Although the UK and EU have agreed a national ‘subsidy control’ regime to replace EU state aid law here, the new regime is still taking form…

Following the end of the transition period, the UK has a new subsidy control regime. Subsidies are, broadly, defined along similar lines to the EU’s definition of ‘state aid’, possibly including – for example – guarantees and tax benefits, as well as direct grants. Going forward, grantors and recipients of future UK government derived subsidies (such as central and local government, charities, not-for-profits and social enterprises) will need to carry out a legal assessment to ensure compliance. The UK’s new regime contains similar transparency provisions to the existing EU state aid regime enabling interested parties to have visibility over possible unlawful subsidies. In the event of non-compliance, subsidies may be subject to recovery, if challenged.

However, the UK’s new regime is (for the most part) no longer under the jurisdiction of the EU and its courts – instead, a new UK independent authority will be established to supervise the granting of subsidies. It had been proposed that the Competition and Markets Authority (CMA) should become the new regulator but this is not definite. The Government issued a consultation on the approach the new regime should take at the beginning of February 2021 with a 31 March 2021 deadline.

Many of the types of state aid permissible under EU state aid law – including de minimis aid, aid which is for services of general economic interest, and aid relating to a national or global economic emergency (such as in relation to the Covid-19 pandemic permitted under EU state aid law by way of the Temporary Framework) – are also broadly permissible under the new UK regime.
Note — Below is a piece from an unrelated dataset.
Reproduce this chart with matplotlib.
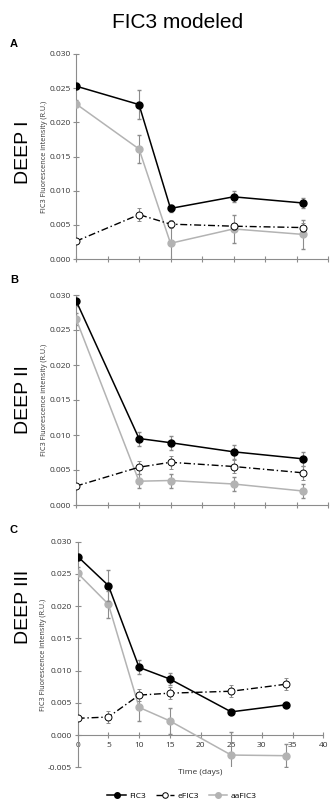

However, some legal requirements of the permitted aid, including financial thresholds, now differ. Recipients of subsidies such as charities, not-for-profits and social enterprises should therefore generally continue to be eligible for state funding for which they were previously eligible, but will need to keep abreast of the relevant legal exemptions to ensure their compliance.

It is worth noting that, with a blanket exemption for aid relating to a national or global economic emergency, it is possible that UK organisations will now be able to benefit from greater amounts of aid from the UK’s Covid-19 related packages than was possible under the EU Temporary Framework, subject to broader compliance with the regime. Again this needs to be confirmed by Government

Further, as a result of the Northern Ireland Protocol, the EU’s state aid regime will continue to apply in full where it is possible that a subsidy might affect trade between Northern Ireland and the EU. In addition, any subsidy relevant to Northern Ireland might be subject to both the EU’s state aid regime and the UK’s new subsidy control regime. Organisations with any connection to Northern Ireland should bear this in mind.

Although the UK has now finally agreed with the EU a new UK subsidy control regime to help ensure continued fair trade and cooperation, the practical details of the new regime are as yet undetermined. In particular, relevant Government funding is being administered in the absence of the necessary guidance and bespoke legislation. We will keep you updated as the regime hopefully takes form over the year.